Teaching the English alphabet at Sherafo Primary School

This week has been extremely varied and busy. On Monday I started off by helping with the student induction sessions for the Technology Institute students. Mesi and Berihu (the elearning team in the institute) are now able to run the inductions themselves, so I don’t need to get involved with these any more. So in less than 3 weeks, we have gone from training the teachers in how to get their courses online to having students enrolled on the online courses they have created.

Student inductions

Then on Tuesday I gave a couple of presentations about the Digital Campus project and Open Educational Resources to the languages department. Andrew and Elinor from Clarity were back in Ethiopia to run some training for their English language improvement software, so my presentations were to help inform the languages department about how they may want to use elearning in their teaching.

I spent Wednesday morning helping to interview 13 people for 3 lab attendants posts to look after one of our computer labs and to work in shifts so the lab can be open 24 hours a day. The interviews were extremely short – only 5-10 mins each and the candidates had the choice of whether to speak in Amharic or English, so in the end there was only one candidate I could give an opinions on as they had answered the whole interview in English. Although I couldn’t understand every word, I could tell that the level of training at some of the private colleges was a little suspect (many had their IT diplomas from private colleges in Mekelle). For example, in response to my question about what they would do if a student had a problem with their password, over half replied that they’d use password cracker software (or at least I heard the words ‘password cracker software’ in their Amharic response).

Later in the afternoon I travelled up to Wukro again to accompany Mahmud (another of the phd students at Alcala) on some of his research field work. He’s looking for particular types of parasites in children, so is going out to rural schools and doing blood, urine and stool tests on a subset of the students.

On Thursday we headed out to Sherafo school (about 30 mins drive off the main road from Agula) to complete the testing he’d started there the day before. Our lab was set up in the model classroom at the school and whilst Mahmud was interviewing the children and their parents, I was helping the rest of the team weigh and measure the children – improving my Tigriyan numbers at the same time. I’m not sure how much a disruption my presence at the school was, most of the children spent a long time staring at me.
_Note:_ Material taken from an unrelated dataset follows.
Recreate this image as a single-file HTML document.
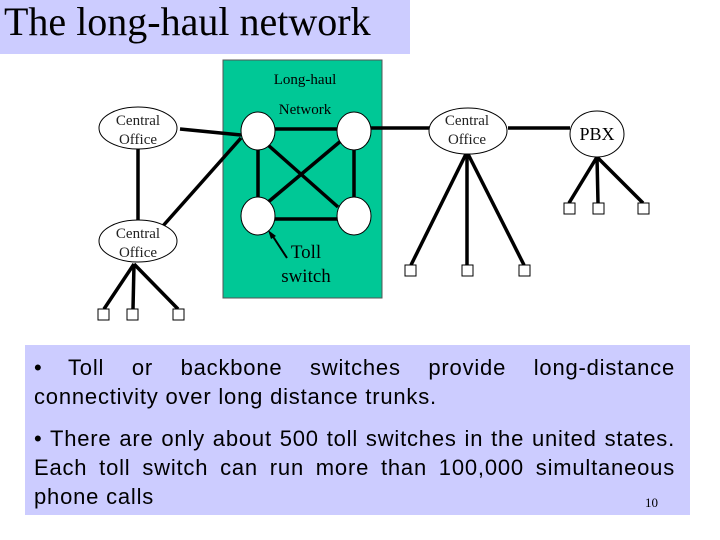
<!DOCTYPE html>
<html><head><style>
body{margin:0;width:720px;height:540px;background:#fff;position:relative;overflow:hidden;font-family:"Liberation Serif",serif}
.title{position:absolute;left:0;top:0;width:410px;height:54px;background:#ccccff;font-size:40px;line-height:44px;padding-left:4px;box-sizing:border-box}
.tb{position:absolute;left:25px;top:345px;width:665px;height:170px;background:#ccccff;font-family:"Liberation Sans",sans-serif;font-size:22px;letter-spacing:0.8px;box-sizing:border-box}
.l{position:absolute;left:9px;width:641px;white-space:nowrap;line-height:24px}
.j{text-align:justify;text-align-last:justify}
</style></head><body>
<div class="title">The long-haul network</div>
<svg width="720" height="340" style="position:absolute;left:0;top:0" font-family="Liberation Serif, serif">
<rect x="223" y="60" width="159" height="238" fill="#00c896" stroke="#555" stroke-width="1"/>
<text x="305" y="84" font-size="15" text-anchor="middle">Long-haul</text>
<text x="305" y="114" font-size="15" text-anchor="middle">Network</text>
<g stroke="#000" stroke-width="3.5" fill="none">
<line x1="180" y1="129" x2="241" y2="135"/>
<line x1="162" y1="227" x2="241" y2="138"/>
<line x1="138" y1="148" x2="138" y2="220"/>
<line x1="275" y1="129" x2="337" y2="129"/>
<line x1="371" y1="128" x2="430" y2="128"/>
<line x1="258" y1="150" x2="258" y2="197"/>
<line x1="354" y1="150" x2="354" y2="197"/>
<line x1="275" y1="219" x2="337" y2="219"/>
<line x1="268" y1="145" x2="338" y2="207"/>
<line x1="267" y1="203" x2="342" y2="140"/>
<line x1="508" y1="128" x2="570" y2="128"/>
<line x1="134" y1="264" x2="104" y2="309"/>
<line x1="134" y1="264" x2="133" y2="309"/>
<line x1="134" y1="264" x2="178" y2="309"/>
<line x1="467" y1="152" x2="411" y2="265"/>
<line x1="467" y1="152" x2="467" y2="265"/>
<line x1="467" y1="152" x2="524" y2="265"/>
<line x1="597" y1="157" x2="569" y2="203"/>
<line x1="597" y1="157" x2="598" y2="203"/>
<line x1="597" y1="157" x2="643" y2="203"/>
</g>
<line x1="287" y1="258" x2="272" y2="235" stroke="#000" stroke-width="2"/>
<polygon points="268,230 276,236 271,239" fill="#000"/>
<g fill="#fff" stroke="#000" stroke-width="1">
<ellipse cx="258" cy="131" rx="17" ry="19"/>
<ellipse cx="354" cy="131" rx="17" ry="19"/>
<ellipse cx="258" cy="216" rx="17" ry="19"/>
<ellipse cx="354" cy="216" rx="17" ry="19"/>
<ellipse cx="138" cy="128" rx="39" ry="21"/>
<ellipse cx="138" cy="241" rx="39" ry="21"/>
<ellipse cx="468" cy="131" rx="39" ry="23"/>
<ellipse cx="597" cy="134" rx="27" ry="23"/>
<rect x="98" y="309" width="11" height="11"/><rect x="127" y="309" width="11" height="11"/><rect x="173" y="309" width="11" height="11"/>
<rect x="405" y="265" width="11" height="11"/><rect x="462" y="265" width="11" height="11"/><rect x="519" y="265" width="11" height="11"/>
<rect x="564" y="203" width="11" height="11"/><rect x="593" y="203" width="11" height="11"/><rect x="638" y="203" width="11" height="11"/>
</g>
<g font-size="15" text-anchor="middle" fill="#222">
<text x="138" y="125">Central</text><text x="138" y="144">Office</text>
<text x="138" y="238">Central</text><text x="138" y="257">Office</text>
<text x="467" y="125">Central</text><text x="467" y="144">Office</text>
</g>
<text x="597" y="140" font-size="18" text-anchor="middle">PBX</text>
<text x="306" y="258" font-size="19" text-anchor="middle">Toll</text>
<text x="306" y="282" font-size="19" text-anchor="middle">switch</text>
</svg>
<div class="tb">
<div class="l" style="top:11px;width:20px">•</div>
<div class="l j" style="top:11px;left:43px;width:607px">Toll or backbone switches provide long-distance</div>
<div class="l" style="top:40px">connectivity over long distance trunks.</div>
<div class="l j" style="top:82px">• There are only about 500 toll switches in the united states.</div>
<div class="l j" style="top:111px">Each toll switch can run more than 100,000 simultaneous</div>
<div class="l" style="top:140px">phone calls</div>
<div style="position:absolute;left:620px;top:150px;font-family:'Liberation Serif',serif;font-size:13px;letter-spacing:0">10</div>
</div>
</body></html>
I was also looking at whether the cameras on the smart phones were going to be good enough to take photos of the microscope slides, so they could be attached to other questionnaire/interview data being recorded on the phone application. The unfortunately predictable answer was no – the only way we could get even halfway recognisable photos was to use a proper digital camera with macro setting.

On Friday morning I caught the bus back to Mekelle and was up at the Arid campus by just after 9am. I went to look at the refurbished PC lab that’s still being built. The furniture was just being installed, but there’s no sign yet of the network or electrical work that we’ve been waiting quite some time for. Although the tables use a similar design to those I had made for the other lab, I wonder how long the new tables will actually last. The sliding keyboard shelves feel like they’ll break quite easily.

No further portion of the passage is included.